A memory is an important component in electronic products. The memory includes a memory cell array including memory units each for storing a bit of digital data and performing programming, erasing, and reading according to control signals transmitted from a word line, a bit line, etc. A sense amplifier in a memory unit is usually provided for sensing digital data stored in a memory cell of the memory unit and generating an output signal corresponding to the digital data when the digital data is read from the memory cell.

Please refer to FIG. 1. FIG. 1 is a circuit diagram of a memory 10 according to the prior art. The memory 10 comprises a memory cell 12, a sensing amplifier 14, four N-type MOS transistors M1, M2, M3 and M4, a reference circuit 16, and a comparator 18. The transistor M1 is a sensing load. The drain of the transistor M1 is coupled to the memory cell 12. The gate of the transistor M1 is coupled to the output of the sensing amplifier 14. When reading data stored in the memory cell 12, the driving current Icell outputted from the memory cell 12 is injected into the transistor M1 through the node N1, and the transistor M1 generates a sensing voltage V1 at the node N1. The reference circuit 16 provides a reference current Iref to the node N2. The transistor M2 functions as a reference load. The drain of the transistor M2 is coupled to the node N2 and the gate of the transistor M2 is coupled to the node N3. After receiving the reference current Iref, the transistor M2 generates a reference voltage V2 at the node N2. The comparator 18 is used to compare the sensing voltage V1 with the reference voltage V2, and generates an output signal according to the comparison result. The sensing amplifier 14 comprises a current source 22, a voltage generator 24, two P-type MOS transistors M5 and M6, and three N-type MOS transistors M7, M8 and M9. The transistors M5 and M6 are a differential input pair of the sensing amplifier 14. The transistors M7 and M8 are active loads of the sensing amplifier 14. The current source 22 is used for biasing the differential input pair. The voltage generator 24 generates a constant voltage Vref. The sensing amplifier 14 has two input ends coupled to the node N1 and the voltage generator 24 respectively. The output end of the sensing amplifier 14 is coupled to the node N3 for controlling the gate bias voltages of the transistors M1 and M2.

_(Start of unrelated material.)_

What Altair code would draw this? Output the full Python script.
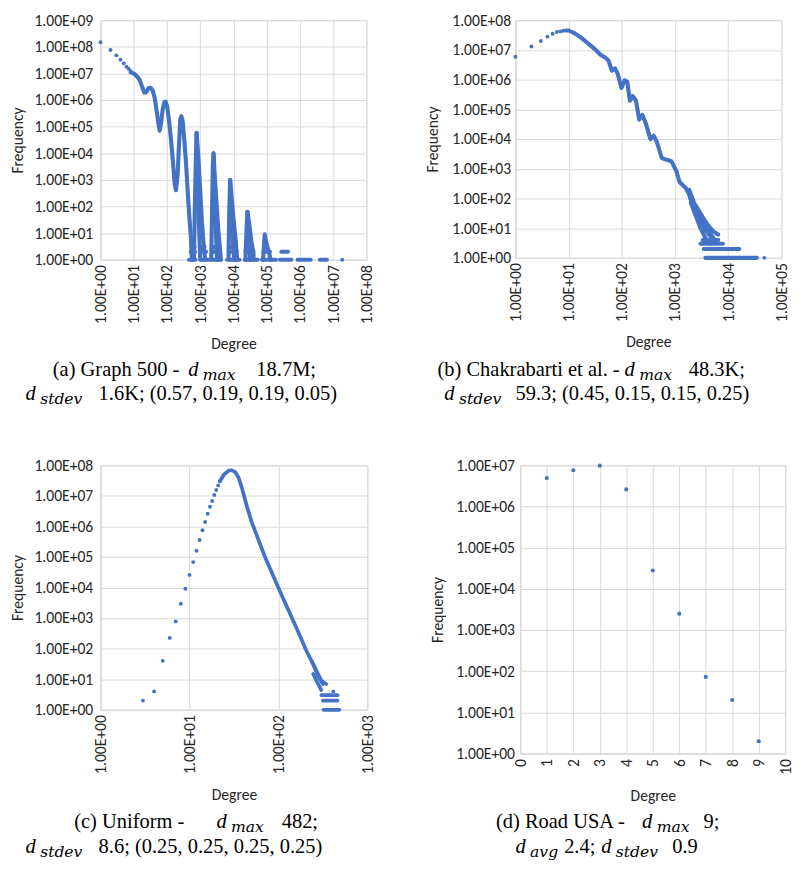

Please refer to FIG. 2. FIG. 2 is a waveform of signals of the memory in FIG. 1. The signal ENRD controls the memory cell 12 to be read. The signal EQ and the signal EQB are complementary signals for controlling a transmission gate 26 coupled between the node N1 and the node N2. The control signal ISO is the output voltage of the sensing amplifier 14 at the node N3. When the signal ENRD turns on the transistor M3, M4, and M9, the driving current Icell of the memory cell 12 outputs to the transistor M1, and the transistor M1 generates the sensing voltage V1 at the node N1. According to the voltage difference between the sensing voltage V1 and the constant voltage Vref, the control signal ISO can feedback to drive the transistors M1 and M2, which results in the sensing voltage V1 at the node N1 in accordance with the constant voltage Vref generated by the voltage generator 24. In other words, the sensing amplifier 14 keeps the sensing voltage V1 substantially equivalent to the constant voltage Vref at the node N1 in the way for driving the transistor M1. When the signal ENRD rises to a high level, the transmission gate 26 is turned on so as to equalize the voltages of the node N1 and the node N2 initially. After the transmission gate 26 is turned off, the sensing amplifier 14 requires a period called “ISO stable time” for outputting a stable level. Since the reference circuit 16 provides the constant reference current Iref to the node N2, the sensing amplifier 14 adjusts the control signal ISO at the node N3 so as to keep the voltage V1 at the node N1 equivalent to the voltage Vref. The transistor M2 mirrors the driving current Icell from the transistor M1. Thus, the comparator 18 equivalently recognizes the driving current outputted from the memory cell 12.

SUMMARY OF THE INVENTION

According to an embodiment of the present invention, a memory comprising: a memory cell for storing data and outputting a driving current according to the data; a sensing load for receiving the driving current and outputting a sensing voltage; a sensing amplifier for keeping the sensing voltage and generating a control signal, comprising: a current source; and an auxiliary transistor coupled in parallel to the current source for providing an additional current so as to stabilize the control signal in a short time; a reference load for outputting a reference voltage according to the control signal; and a comparator for determining the data stored in the memory cell according to the sensing voltage and the reference voltage.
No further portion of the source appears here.